All performed with good, non-satirical heart. Prominent amongst the glitter ball gambolling and avenging of the Airwolf theme, ‘Svensk Sås’ chatters in a tailspin of button-bashing Latino, a one-man show breaking into a wide-grinned groove. ‘Strandbar’ shows the entertainer backing his dancefloor chops with a piano house-r exiting the cosmic disco, and ‘Inspector Norse’ comes as a bubbly, sincere drop of the curtain.
Headset-wearing adventures sweep in and out of a bowtie-loosening, debate-starting, sword-falling performance of Robert Palmer’s ‘Johnny And Mary’ (!) by Bryan Ferry (!!) (audio below).
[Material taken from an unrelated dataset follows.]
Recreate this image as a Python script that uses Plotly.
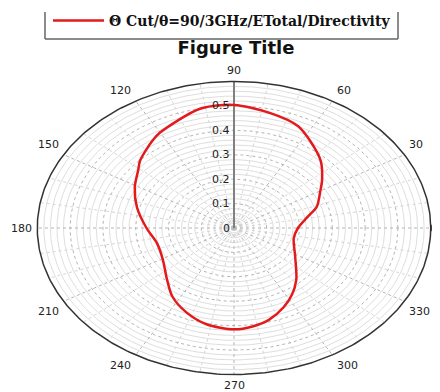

It takes all the fun out of the album (let alone the hiring of a Renault), but it may make you well up as it slow dances through a blizzard of dry ice.
Though bizarre in its mid-tracklist positioning – working as the album’s full stop surely would have been better – Terje comes out the other side ready to invigorate for a second time, a mite more determined and showing disheartenment (or getting too high, for that matter) shouldn’t last too long.
Its encased plasticity doesn’t mask any novelty. Athletic brightness betters gaudiness while wearing ’80s fashions well, banging out rhythms with fingers that’ve have just come from the cake bowl. It’s album time, and Terje feels epic.